S’il y a peu de chance que l’on voit ces marques percer en Europe, il en va tout autrement de Xiaomi qui a fait, à l’occasion de cette édition, une première démonstration de force. Déjà classé en quatrième position avec 7% de part de marché au niveau mondial au quatrième trimestre 2017, le constructeur chinois a lancé les opérations en ouvrant sa première boutique en Espagne, tandis qu’une rumeur, non confirmée, l’annonce en France, probablement en avril 2018.

À noter que si la disparition des montres connectés, qui furent pourtant les vedettes des éditions précédentes, l’innovation n’était pas absente du salon. Je n’en retiendrai que deux exemples, parmi de très nombreux autres.

En tant que membre du Jury des Business France Awards, j’ai eu le plaisir de distinguer, une start-up prometteuse : Biggerpan. Cette entreprise a développé un moteur d’intelligence artificielle prédictive pour mobile qui anticipe le besoin des utilisateurs de smartphones afin de leur proposer des contenus, services et achats pertinents en temps réel. Au fil de la navigation, quelle que soit l’application que vous utilisez, le moteur prédictif vous propose un accès direct aux contenus les plus adaptés, en utilisant les informations « profondes » du smartphone. Une technologie qui intéresse des opérateurs à la recherche de services innovants et permettant de se différencier des services proposés par le standard omniprésent Android.

Les voitures autonomes ne sont pas encore dans nos rues, que déjà nous devons mettre sur notre agenda les voitures volantes, qui permettront à nos routes de se projeter dans la 3ème dimension.

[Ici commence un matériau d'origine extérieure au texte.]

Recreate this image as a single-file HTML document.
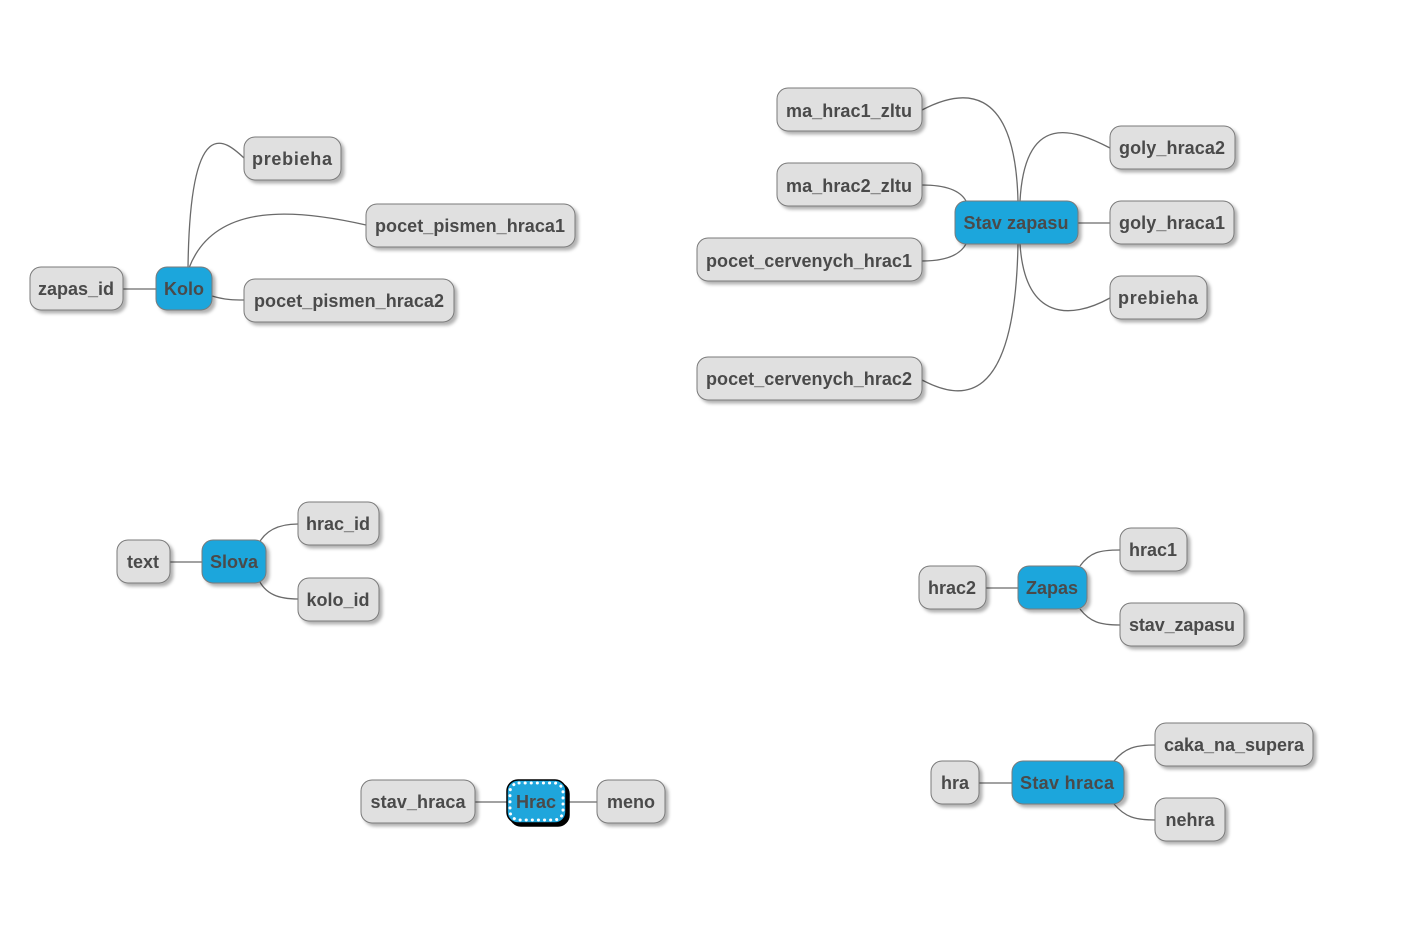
<!DOCTYPE html>
<html><head><meta charset="utf-8"><style>
html,body{margin:0;padding:0;background:#fff;width:1408px;height:925px;overflow:hidden}
text{font-family:"Liberation Sans",sans-serif;font-weight:bold;font-size:18px;fill:#4a4a4a}
.n{fill:#e0e0e0;stroke:#7a7a7a;stroke-width:1}
.b{fill:#1fa6dc;stroke:#7a7a7a;stroke-width:1}
.e{fill:none;stroke:#6a6a6a;stroke-width:1.3}
</style></head><body>
<svg width="1408" height="925" xmlns="http://www.w3.org/2000/svg">
<defs><filter id="s" x="-20%" y="-20%" width="150%" height="160%"><feDropShadow dx="3" dy="3" stdDeviation="1.5" flood-color="#000" flood-opacity="0.3"/></filter></defs>
<g class="e">
<path d="M123,289 H156"/>
<path d="M188,268 C190,110 225,140 244,158"/>
<path d="M189,268 C215,200 300,210 366,225"/>
<path d="M212,296 C225,300 235,300 244,300"/>
<path d="M170,562 H202"/>
<path d="M258,545 C265,530 280,524 298,524"/>
<path d="M258,578 C265,595 280,599 298,599"/>
<path d="M475,802 H507 M566,802 H597"/>
<path d="M922,110 C960,90 1015,80 1018,201"/>
<path d="M922,185 C945,185 960,190 966,201"/>
<path d="M922,261 C945,261 960,255 966,244"/>
<path d="M922,380 C960,400 1015,410 1018,244"/>
<path d="M1020,201 C1025,110 1075,130 1110,148"/>
<path d="M1078,223 H1110"/>
<path d="M1020,244 C1025,320 1070,320 1110,298"/>
<path d="M986,588 H1018"/>
<path d="M1080,566 C1090,552 1100,550 1120,550"/>
<path d="M1080,609 C1090,622 1100,625 1120,625"/>
<path d="M979,783 H1012"/>
<path d="M1114,761 C1125,748 1135,745 1155,745"/>
<path d="M1114,804 C1125,817 1135,820 1155,820"/>
</g>
<g filter="url(#s)">
<rect class="n" x="30" y="267" width="93" height="43" rx="11"/>
<rect class="b" x="156" y="267" width="56" height="43" rx="11"/>
<rect class="n" x="244" y="137" width="97" height="43" rx="11"/>
<rect class="n" x="366" y="204" width="209" height="43" rx="11"/>
<rect class="n" x="244" y="279" width="210" height="43" rx="11"/>
<rect class="n" x="117" y="540" width="53" height="43" rx="11"/>
<rect class="b" x="202" y="540" width="64" height="43" rx="11"/>
<rect class="n" x="298" y="502" width="81" height="43" rx="11"/>
<rect class="n" x="298" y="578" width="81" height="43" rx="11"/>
<rect class="n" x="361" y="780" width="114" height="43" rx="11"/>
<rect class="n" x="597" y="780" width="68" height="43" rx="11"/>
<rect class="n" x="777" y="88" width="145" height="43" rx="11"/>
<rect class="n" x="777" y="163" width="145" height="43" rx="11"/>
<rect class="n" x="697" y="238" width="225" height="43" rx="11"/>
<rect class="n" x="697" y="357" width="225" height="43" rx="11"/>
<rect class="b" x="955" y="201" width="123" height="43" rx="11"/>
<rect class="n" x="1110" y="126" width="125" height="43" rx="11"/>
<rect class="n" x="1110" y="201" width="124" height="43" rx="11"/>
<rect class="n" x="1110" y="276" width="97" height="43" rx="11"/>
<rect class="n" x="919" y="566" width="67" height="43" rx="11"/>
<rect class="b" x="1018" y="566" width="69" height="43" rx="11"/>
<rect class="n" x="1120" y="528" width="67" height="43" rx="11"/>
<rect class="n" x="1120" y="603" width="124" height="43" rx="11"/>
<rect class="n" x="931" y="761" width="48" height="43" rx="11"/>
<rect class="b" x="1012" y="761" width="112" height="43" rx="11"/>
<rect class="n" x="1155" y="723" width="158" height="43" rx="11"/>
<rect class="n" x="1155" y="798" width="70" height="43" rx="11"/>
</g>
<rect x="507" y="780" width="59" height="43" rx="11" fill="#1fa6dc" stroke="#000" stroke-width="1.5" style="filter:drop-shadow(3px 3px 0 #000)"/>
<rect x="510" y="783" width="53" height="37" rx="9" fill="none" stroke="#fff" stroke-width="3" stroke-dasharray="0.1 6" stroke-linecap="round"/>
<g text-anchor="middle">
<text x="76" y="295" textLength="76">zapas_id</text>
<text x="184" y="295">Kolo</text>
<text x="292" y="165" textLength="80">prebieha</text>
<text x="470" y="232" textLength="190">pocet_pismen_hraca1</text>
<text x="349" y="307" textLength="190">pocet_pismen_hraca2</text>
<text x="143" y="568">text</text>
<text x="234" y="568">Slova</text>
<text x="338" y="530">hrac_id</text>
<text x="338" y="606">kolo_id</text>
<text x="418" y="808" textLength="95">stav_hraca</text>
<text x="536" y="808">Hrac</text>
<text x="631" y="808">meno</text>
<text x="849" y="117" textLength="126">ma_hrac1_zltu</text>
<text x="849" y="192" textLength="126">ma_hrac2_zltu</text>
<text x="809" y="267" textLength="206">pocet_cervenych_hrac1</text>
<text x="809" y="385" textLength="206">pocet_cervenych_hrac2</text>
<text x="1016" y="229" textLength="105">Stav zapasu</text>
<text x="1172" y="154" textLength="106">goly_hraca2</text>
<text x="1172" y="229" textLength="106">goly_hraca1</text>
<text x="1158" y="304" textLength="80">prebieha</text>
<text x="952" y="594">hrac2</text>
<text x="1052" y="594">Zapas</text>
<text x="1153" y="556">hrac1</text>
<text x="1182" y="631" textLength="106">stav_zapasu</text>
<text x="955" y="789">hra</text>
<text x="1067" y="789" textLength="94">Stav hraca</text>
<text x="1234" y="751" textLength="140">caka_na_supera</text>
<text x="1190" y="826">nehra</text>
</g>
</svg>
</body></html>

Le constructeur chinois EHang a attiré les flashes des smartphones présents en présentant le prototype d’un drone taxi unipersonnel. Si Uber avait fait parler de lui en dévoilant un taxi volant développé avec Bell Helicopter au CES 2018 (premier test attendu en 2020), EHang, qui avait annoncé son modèle dès 2016, a fait ses premiers vols cette anné, avec des performances de 50 kilomètres pour une altitude de 500 mètres et une heure d’autonomie.

Prototype du Flying taxi EHang 184

Photo/Séval, Stand Innovation City, Mobile World Congress 2018

Je mentionnerai, pour terminer, la salve d’annonces du groupe Rakuten, qui a profité du Mobile World Congress et de sa récente position de sponsor maillot du très prestigieux club de foot du Barça, pour lancer une nouvelle phase de sa stratégie de conquête internationale. Un mouvement à suivre, car face aux géants du Net étatsuniens et chinois, les offensives globales sont rares. Il s’agit, pour le leader japonais au plus de 100 millions de clients sur ses terres, d’intégrer sous sa marque l’ensemble des très nombreux achats que son trésor de guerre lui a permis de réaliser au cours de ces dernières années : le service de messagerie pionnier Viber se transforme en Rakuten Viber, le site de VOD espagnol Wuaki devient Rakuten TV et le site d’e-commerce français Priceminister devient Rakuten Priceminister. Au-delà de ce nouvel affichage, le groupe souhaite reproduire la recette qui lui a si bien réussi au japon, en créant un écosystème complet de services cimenté par le gain de points qui agit comme une quasi-monnaie interne. À noter qu’au Japon, Rakuten entend jouer les trouble-fêtes, en devenant, s’il obtient sa licence dans les semaines qui viennent, quatrième opérateur mobile avec la volonté de lancer une véritable guerre des forfaits.